Now new insights into the biology of mental illness have made it possible to treat them in a similar fashion.
Aerobics for the Brain
In neurofeedback (also known as neurotherapy), therapists attach electrodes to patients' unshaved scalps. Through these electrodes, a device measures electrical impulses in the brain, amplifies them, and then records them. These impulses are divided into different types of brain waves.
For example, in order to concentrate on a task, parts of the brain must produce more high-frequency beta waves. To relax, the brain must produce more low-frequency theta waves
Using a program similar to a computer game (only without a joystick), people learn to control the video display by achieving the mental state that produces increases in the desired brain wave. Some practitioners call it "aerobics for the brain."

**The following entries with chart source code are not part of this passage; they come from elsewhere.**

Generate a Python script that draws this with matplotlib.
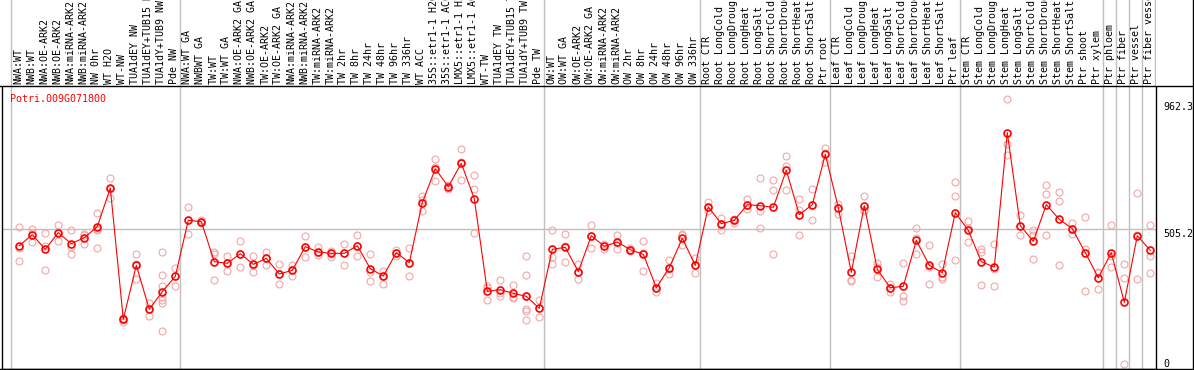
import numpy as np
import matplotlib.pyplot as plt
from matplotlib.lines import Line2D

labels = ['NWA:WT', 'NWB:WT', 'NWA:OE-ARK2', 'NWB:OE-ARK2', 'NWA:miRNA-ARK2', 'NWB:miRNA-ARK2',
          'NW 0hr', 'WT H2O', 'WT-NW', 'TUA1dEY NW', 'TUA1dEY+TUB15 NW', 'TUA1dY+TUB9 NW', 'Pde NW',
          'NWA:WT GA', 'NWBWT GA', 'TW:WT', 'TW:WT GA', 'NWA:OE-ARK2 GA', 'NWB:OE-ARK2 GA',
          'TW:OE-ARK2', 'TW:OE-ARK2 GA', 'NWA:miRNA-ARK2', 'NWB:miRNA-ARK2', 'TW:miRNA-ARK2',
          'TW:miRNA-ARK2', 'TW 2hr', 'TW 8hr', 'TW 24hr', 'TW 48hr', 'TW 96hr', 'TW 336hr', 'WT ACC',
          '35S::etr1-1 H2O', '35S::etr1-1 ACC', 'LMX5::etr1-1 H2O', 'LMX5::etr1-1 ACC', 'WT-TW',
          'TUA1dEY TW', 'TUA1dEY+TUB15 TW', 'TUA1dY+TUB9 TW', 'Pde TW',
          'OW:WT', 'OW:WT GA', 'OW:OE-ARK2', 'OW:OE-ARK2 GA', 'OW:miRNA-ARK2', 'OW:miRNA-ARK2',
          'OW 2hr', 'OW 8hr', 'OW 24hr', 'OW 48hr', 'OW 96hr', 'OW 336hr',
          'Root CTR', 'Root LongCold', 'Root LongDrought', 'Root LongHeat', 'Root LongSalt',
          'Root ShortCold', 'Root ShortDrought', 'Root ShortHeat', 'Root ShortSalt', 'Ptr root',
          'Leaf CTR', 'Leaf LongCold', 'Leaf LongDrought', 'Leaf LongHeat', 'Leaf LongSalt',
          'Leaf ShortCold', 'Leaf ShortDrought', 'Leaf ShortHeat', 'Leaf ShortSalt', 'Ptr leaf',
          'Stem CTR', 'Stem LongCold', 'Stem LongDrought', 'Stem LongHeat', 'Stem LongSalt',
          'Stem ShortCold', 'Stem ShortDrought', 'Stem ShortHeat', 'Stem ShortSalt', 'Ptr shoot',
          'Ptr xylem', 'Ptr phloem', 'Ptr fiber', 'Ptr vessel', 'Ptr fiber vessel']

# index of first sample in each group (group separators)
group_starts = [0, 13, 41, 53, 63, 73, 84, 85, 86, 87, 88]

means = [444, 483.6, 430.8, 490.8, 451.2, 472.8, 512.4, 651.6, 178.8, 373.2,
         214.8, 278.4, 333.6, 535.2, 530.4, 386.4, 380.4, 415.2, 376.8, 398.4,
         342, 355.2, 440.4, 421.2, 416.4, 416.4, 444, 361.2, 334.8, 418.8,
         382.8, 598.8, 721.2, 656.4, 740.4, 613.2, 279.6, 285.6, 272.4, 261.6,
         218.4, 430.8, 438, 350.4, 480, 441.6, 457.2, 429.6, 412.8, 292.8,
         364.8, 470.4, 373.2, 583.2, 523.2, 535.2, 591.6, 588, 582, 715.2,
         555.6, 591.6, 772.8, 580.8, 348, 588, 358.8, 292.8, 297.6, 463.2,
         373.2, 346.8, 562.8, 499.2, 386.4, 367.2, 850.8, 516, 459.6, 591.6,
         538.8, 505.2, 418.8, 328.8, 418.8, 240, 480, 427.2]

reps = [[510, 434.4, 390], [502.8, 489.6, 457.2], [490.8, 441.6, 357.6], [517.2, 494.4, 460.8],
        [499.2, 439.2, 415.2], [486, 482.4, 450], [562.8, 505.2, 499.2, 436.8], [688.8, 649.2, 615.6],
        [183.6, 175.2, 169.2], [415.2, 376.8, 325.2], [237.6, 214.8, 190.8],
        [422.4, 339.6, 298.8, 259.2, 249.6, 238.8, 135.6], [363.6, 333.6, 300],
        [584.4, 535.2, 486], [535.2, 530.4, 525.6], [421.2, 415.2, 321.6], [405.6, 380.4, 354],
        [459.6, 415.2, 368.4], [405.6, 375.6, 349.2], [422.4, 398.4, 373.2], [378, 342, 304.8],
        [373.2, 355.2, 334.8], [480, 440.4, 404.4], [438, 421.2, 410.4], [423.6, 416.4, 404.4],
        [451.2, 416.4, 375.6], [483.6, 444, 408], [415.2, 349.2, 318], [351.6, 334.8, 307.2],
        [429.6, 418.8, 406.8], [434.4, 382.8, 336], [621.6, 607.2, 567.6], [757.2, 727.2, 678],
        [663.6, 656.4, 649.2], [793.2, 746.4, 681.6], [699.6, 649.2, 490.8], [297.6, 291.6, 249.6],
        [321.6, 273.6, 261.6], [303.6, 259.2, 254.4], [405.6, 339.6, 261.6, 214.8, 208.8, 177.6],
        [249.6, 218.4, 187.2], [501.6, 403.2, 376.8], [484.8, 442.8, 386.4], [376.8, 350.4, 324],
        [519.6, 480, 436.8], [448.8, 441.6, 433.2], [483.6, 454.8, 433.2], [434.4, 429.6, 424.8],
        [462, 418.8, 354], [309.6, 292.8, 278.4], [393.6, 358.8, 342], [484.8, 481.2, 445.2],
        [398.4, 373.2, 346.8], [600, 583.2, 567.6], [544.8, 523.2, 501.6], [538.8, 535.2, 525.6],
        [610.8, 589.2, 574.8], [687.6, 568.8, 508.8], [681.6, 645.6, 415.2], [768, 732, 645.6],
        [610.8, 571.2, 483.6], [646.8, 590.4, 537.6], [795.6, 777.6, 745.2], [595.2, 580.8, 559.2],
        [406.8, 321.6, 315.6], [624, 571.2, 568.8], [380.4, 366, 330], [307.2, 292.8, 277.2],
        [380.4, 264, 244.8], [506.4, 470.4, 415.2], [445.2, 367.2, 307.2], [376.8, 331.2, 322.8],
        [674.4, 622.8, 393.6], [531.6, 507.6, 458.4], [433.2, 421.2, 302.4], [448.8, 361.2, 297.6],
        [973.2, 808.8, 769.2], [555.6, 516, 482.4], [499.2, 482.4, 397.2], [661.2, 631.2, 483.6],
        [638.4, 603.6, 373.2], [525.6, 505.2, 487.2], [546, 432, 282], [350.4, 345.6, 289.2],
        [519.6, 405.6, 367.2], [376.8, 328.8, 16.8], [632.4, 482.4, 325.2], [519.6, 405.6, 346.8]]

gene = 'Potri.009G071800'
ytick_vals = [962.3, 505.2, 0]
ytick_txt = ['962.3', '505.2', '0']

W, H = 1194., 370.
mono = 'DejaVu Sans Mono'
fs = 7.2
grey = '#c0c0c0'

fig = plt.figure(figsize=(W / 100, H / 100), dpi=100)

# pixel layout: column k centred at 19.3 + 13k, plot area 1.5..1155.7 x 87..369
x0, dx = 19.3, 13.0
left_px, right_px = 1.5, 1155.7
xlim = ((left_px - x0) / dx, (right_px - x0) / dx)

ax = fig.add_axes([left_px / W, 1 - 369 / H, (right_px - left_px) / W, (369 - 87) / H])
ax.set_xlim(*xlim)
ax.set_ylim(0, 1015.2)
ax.set_xticks([])
ax.set_yticks([])
for s in ax.spines.values():
    s.set_color('black')
    s.set_linewidth(1.0)
ax.spines['top'].set_visible(False)

sep_off = -8.7 / dx
for g in group_starts[:-1]:
    ax.axvline(g + sep_off, color=grey, lw=1, zorder=0)
ax.axhline(505.2, color=grey, lw=1, zorder=0)

xs = np.arange(len(means))
for i, r in enumerate(reps):
    ax.plot([i] * len(r), r, 'o', ms=5.0, mfc='none', mec='#f2a6a6', mew=0.8, zorder=2)
ax.plot(xs, means, '-', color='red', lw=0.8, zorder=3)
ax.plot(xs, means, 'o', ms=5.0, mfc='none', mec='red', mew=1.2, zorder=4)

ax.text(0.007, 0.975, gene, transform=ax.transAxes, color='red', family=mono,
        fontsize=fs, ha='left', va='top')

# right side value labels
xlab = (1163 - x0) / dx
for v, t in zip(ytick_vals, ytick_txt):
    ax.text(xlab, v, t, family=mono, fontsize=fs, ha='left',
            va='bottom' if v == 0 else 'top', clip_on=False)

# header with rotated sample names
hx = fig.add_axes([left_px / W, 1 - 86 / H, (right_px - left_px) / W, 86 / H])
hx.set_xlim(*xlim)
hx.set_ylim(0, 86)
hx.axis('off')
for g in group_starts:
    hx.axvline(g + sep_off, color=grey, lw=1, zorder=0)
for i, lab in enumerate(labels):
    hx.text(i - 1.0 / dx, 2.5, lab, rotation=90, family=mono, fontsize=fs,
            ha='center', va='bottom', clip_on=False)

fig.add_artist(Line2D([0, 1], [1 - 86 / H, 1 - 86 / H], color='black', lw=1))
fig.add_artist(Line2D([0, 1], [1 - 369 / H, 1 - 369 / H], color='black', lw=1))
fig.add_artist(Line2D([1193 / W, 1193 / W], [0, 1], color='black', lw=1))

fig.savefig('out.png', dpi=100)
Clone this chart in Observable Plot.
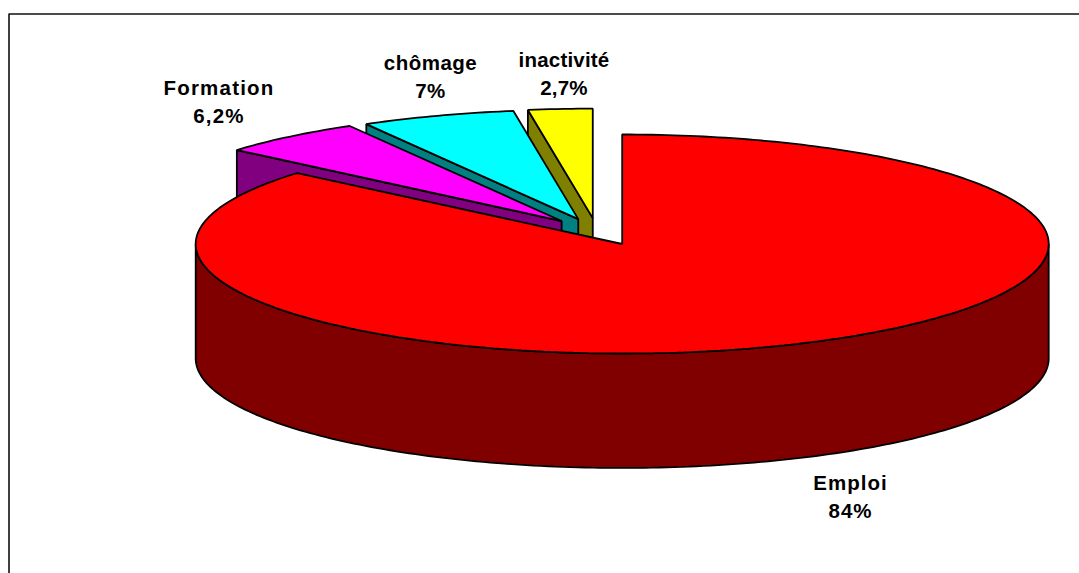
<!DOCTYPE html>
<html>
<head>
<meta charset="utf-8">
<script src="https://cdn.jsdelivr.net/npm/d3@7"></script>
<script src="https://cdn.jsdelivr.net/npm/@observablehq/plot@0.6"></script>
<style>
html,body{margin:0;padding:0;background:#fff}
svg{display:block}
.label-0{letter-spacing:.2px}
.label-1{letter-spacing:.5px}
.label-2{letter-spacing:1.2px}
.label-3{letter-spacing:1px}
</style>
</head>
<body>
<div id="chart"></div>
<script>
// Data, in order counter-clockwise from twelve o'clock
const categories = ["inactivité", "chômage", "Formation", "Emploi"];
const shares = [2.7, 7, 6.2, 84];
const shareLabels = ["2,7%", "7%", "6,2%", "84%"];
const topColors = ["#ffff00", "#00ffff", "#ff00ff", "#ff0000"];
const sideColors = ["#808000", "#008080", "#800080", "#800000"];

// Apparent angle on the tilted disc at each cumulative share
const cumulativeShares = [0, 2.7, 9.7, 15.9, 99.9];
const apparentAngles = [0, 8.75, 29.8, 49.6, 360];
// Explosion of each slice, in disc radii
const explodeX = [-0.069, -0.103, -0.142, 0];
const explodeY = [0.236, 0.227, 0.21, 0];
const depth = 1.045;

const angleOf = d3.scaleLinear().domain(cumulativeShares).range(apparentAngles);
const rad = d => d * Math.PI / 180;

let cum = 0;
const slices = categories.map((name, i) => {
  const a0 = angleOf(cum), a1 = angleOf(cum + shares[i]);
  cum += shares[i];
  return {name, i, a0, a1, ox: explodeX[i], oy: explodeY[i]};
});

const onDisc = (s, deg, drop = 0) => ({
  x: s.ox + Math.sin(rad(-deg)),
  y: s.oy + Math.cos(rad(-deg)) - drop
});
const arc = (s, from, to, drop = 0) => {
  const n = Math.max(2, Math.ceil(Math.abs(to - from)));
  return d3.range(n + 1).map(k => onDisc(s, from + (to - from) * k / n, drop));
};
const tip = (s, drop = 0) => ({x: s.ox, y: s.oy - drop});

const topFace = s => [tip(s), ...arc(s, s.a0, s.a1)];
// The far radial wall seen between the slice and the next one
const radialWall = s => [tip(s), onDisc(s, s.a1), onDisc(s, s.a1, depth), tip(s, depth)];
// The front rim of the big slice (lower half of the disc)
const rimWall = s => [...arc(s, 90, 270), ...arc(s, 270, 90, depth)];

const face = (pts, fill) => Plot.line(pts, {
  x: "x", y: "y", fill, stroke: "#000", strokeWidth: 1.8,
  curve: "linear-closed", strokeLinejoin: "miter"
});

const marks = [];
slices.slice(0, 3).forEach(s => {
  marks.push(face(radialWall(s), sideColors[s.i]));
  marks.push(face(topFace(s), topColors[s.i]));
});
const big = slices[3];
marks.push(face(rimWall(big), sideColors[3]));
marks.push(face(topFace(big), topColors[3]));

// Frame and labels (converted from picture pixels through the same scales)
const X0 = 621.7, RX = 426.5, Y0 = 243.5, RY = 109.5;
const ux = px => (px - X0) / RX;
const uy = py => (Y0 - py) / RY;
const labelCx = [563.5, 430, 218.5, 850];
const labelCy = [71.5, 74.5, 99.5, 495];

categories.forEach((c, i) => {
  marks.push(Plot.text([{text: c + "\n" + shareLabels[i], x: ux(labelCx[i]), y: uy(labelCy[i])}], {
    x: "x", y: "y", text: "text", fill: "#000", fontSize: 20.5, fontWeight: "bold",
    fontFamily: "Liberation Sans, Arial, sans-serif", lineHeight: 1.36, textAnchor: "middle",
    className: "label-" + i
  }));
});
marks.push(Plot.line([{x: ux(1079), y: uy(13.5)}, {x: ux(8.5), y: uy(13.5)}, {x: ux(8.5), y: uy(573)}], {
  x: "x", y: "y", stroke: "#111", strokeWidth: 1.6
}));

const chart = Plot.plot({
  width: 1079, height: 573,
  margin: 0,
  x: {domain: [-1, 1], range: [X0 - RX, X0 + RX], axis: null},
  y: {domain: [1, -1], range: [Y0 - RY, Y0 + RY], axis: null},
  style: {background: "#fff"},
  marks
});
document.getElementById("chart").appendChild(chart);
</script>
</body>
</html>
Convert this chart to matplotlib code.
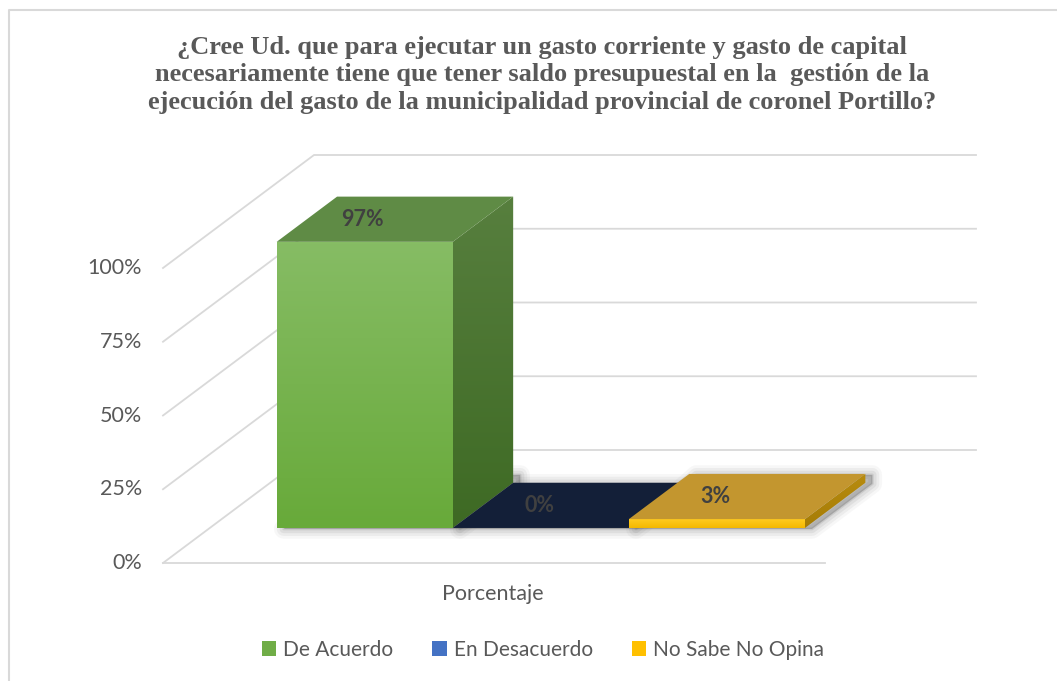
import numpy as np
import matplotlib
matplotlib.use('Agg')
import matplotlib.pyplot as plt
from matplotlib.patches import Polygon, Patch
from matplotlib.colors import LinearSegmentedColormap

# Datos
categoria = 'Porcentaje'
series = ['De Acuerdo', 'En Desacuerdo', 'No Sabe No Opina']
valores = [97, 0, 3]
ticks = [0, 25, 50, 75, 100]
etiquetas_ticks = ['0%', '25%', '50%', '75%', '100%']
titulo = ('¿Cree Ud. que para ejecutar un gasto corriente y gasto de capital\n'
          'necesariamente tiene que tener saldo presupuestal en la  gestión de la\n'
          'ejecución del gasto de la municipalidad provincial de coronel Portillo?')

# colores: (frente arriba, frente abajo, tapa, lado arriba, lado abajo)
colores = [
    ('#86BC64', '#68AA3A', '#5F8B45', '#577F3E', '#3E6A24'),
    ('#1F3A6E', '#1A3263', '#131F38', '#101A30', '#0E172B'),
    ('#FFCB1F', '#F4B800', '#C3962F', '#B88C10', '#A67C05'),
]
colores_leyenda = ['#70AD47', '#4472C4', '#FFC000']

GRIS = '#595959'
GRID = '#D9D9D9'

# proyeccion oblicua "3D" en pixeles
X0, Y0, W, H, DX, DY = 163, 563, 662, 295, 151, 113
VMAX = 100.0


def proj(u, v, t):
    return (X0 + W * u + DX * t, Y0 - H * v / VMAX - DY * t)


def cara(ax, pts, c1, c2, z):
    pts = np.array(pts)
    poly = Polygon(pts, closed=True, fc='none', ec='none', zorder=z)
    ax.add_patch(poly)
    cmap = LinearSegmentedColormap.from_list('g', [c1, c2])
    im = ax.imshow(np.linspace(0, 1, 64).reshape(-1, 1), cmap=cmap,
                   extent=(pts[:, 0].min(), pts[:, 0].max(), pts[:, 1].max(), pts[:, 1].min()),
                   aspect='auto', zorder=z, interpolation='bilinear')
    im.set_clip_path(poly)


fig = plt.figure(figsize=(10.57, 6.81), dpi=100)
ax = fig.add_axes([0, 0, 1, 1])

# borde del grafico
ax.plot([9, 9, 1057], [681, 10, 10], color='#D9D9D9', lw=1.5, zorder=1)

# cuadricula (pared izquierda y fondo)
for v in ticks:
    a = proj(0, v, 0)
    b = proj(0, v, 1)
    c = proj(1, v, 1)
    ax.plot([a[0], b[0], c[0]], [a[1], b[1], c[1]], color=GRID, lw=1.3, zorder=2)
a = proj(0, 0, 0)
b = proj(1, 0, 0)
ax.plot([a[0], b[0]], [a[1], b[1]], color=GRID, lw=1.3, zorder=2)

for v, lab in zip(ticks, etiquetas_ticks):
    x, y = proj(0, v, 0)
    ax.text(x - 21, y, lab, ha='right', va='center', fontsize=15.5,
            family='Lato', color=GRIS)

# barras
n = len(valores)
ancho = 0.266
u_ini = 0.5 - n * ancho / 2
t0, t1 = 0.31, 0.71
for i, (val, col) in enumerate(zip(valores, colores)):
    u0 = u_ini + i * ancho
    u1 = u0 + ancho
    z = 5 + i
    # sombra
    hs = min(val, 3)
    sh = [proj(u0, 0, t0), proj(u1, 0, t0), proj(u1, 0, t1), proj(u1, hs, t1),
          proj(u0, hs, t1)]
    sh = np.array(sh) + np.array([7, 1])
    for lw, al in [(14, 0.04), (10, 0.06), (6, 0.08), (2, 0.12)]:
        ax.add_patch(Polygon(sh, closed=True, fc='#404040', ec='#404040', lw=lw,
                             alpha=al, joinstyle='round', zorder=4))
    frente = [proj(u0, 0, t0), proj(u1, 0, t0), proj(u1, val, t0), proj(u0, val, t0)]
    tapa = [proj(u0, val, t0), proj(u1, val, t0), proj(u1, val, t1), proj(u0, val, t1)]
    lado = [proj(u1, 0, t0), proj(u1, 0, t1), proj(u1, val, t1), proj(u1, val, t0)]
    if val > 0:
        cara(ax, frente, col[0], col[1], z)
        cara(ax, lado, col[3], col[4], z)
    ax.add_patch(Polygon(tapa, closed=True, fc=col[2], ec='none', zorder=z))
    xl, yl = proj((u0 + u1) / 2, val, (t0 + t1) / 2)
    ax.text(xl - 32, yl, f'{val}%', ha='center', va='center', fontsize=15.5,
            fontweight='bold', family='Lato', color='#404040', zorder=10)

# eje de categorias
xc, yc = proj(0.5, 0, 0)
ax.text(xc - 1, 594, categoria, ha='center', va='center', fontsize=15.5,
        family='Lato', color=GRIS)

# titulo
ax.text(542, 75, titulo, ha='center', va='center', fontsize=19,
        fontweight='bold', family='Liberation Serif', color=GRIS, linespacing=1.25)

# leyenda
handles = [Patch(facecolor=c, edgecolor='none') for c in colores_leyenda]
leg = ax.legend(handles, series, loc='center', bbox_to_anchor=(543 / 1057, 1 - 650 / 681),
                ncol=3, frameon=False, handlelength=0.7, handleheight=0.7,
                handletextpad=0.35, columnspacing=1.85,
                prop={'family': 'Lato', 'size': 15})
for t in leg.get_texts():
    t.set_color(GRIS)

ax.set_xlim(0, 1057)
ax.set_ylim(681, 0)
ax.axis('off')

fig.savefig('out.png', dpi=100)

In epilepsy, where once only medications and surgery could reduce seizures, neurofeedback is showing results. A German study published in the April 1999 journal Clinical Neurophysiology found that two thirds of epilepsy patients could reduce their seizure rate by learning to control very low frequency brain waves in the cortex.
"In people with epilepsy, part of the brain has become unstable, and occasionally it triggers the rest of the brain into seizure," explains Siegfried Othmer, Ph.D., an Encino, Calif. physicist who trains biofeedback therapists. Neurofeedback may help stabilize those circuits and reduce the probability of seizures."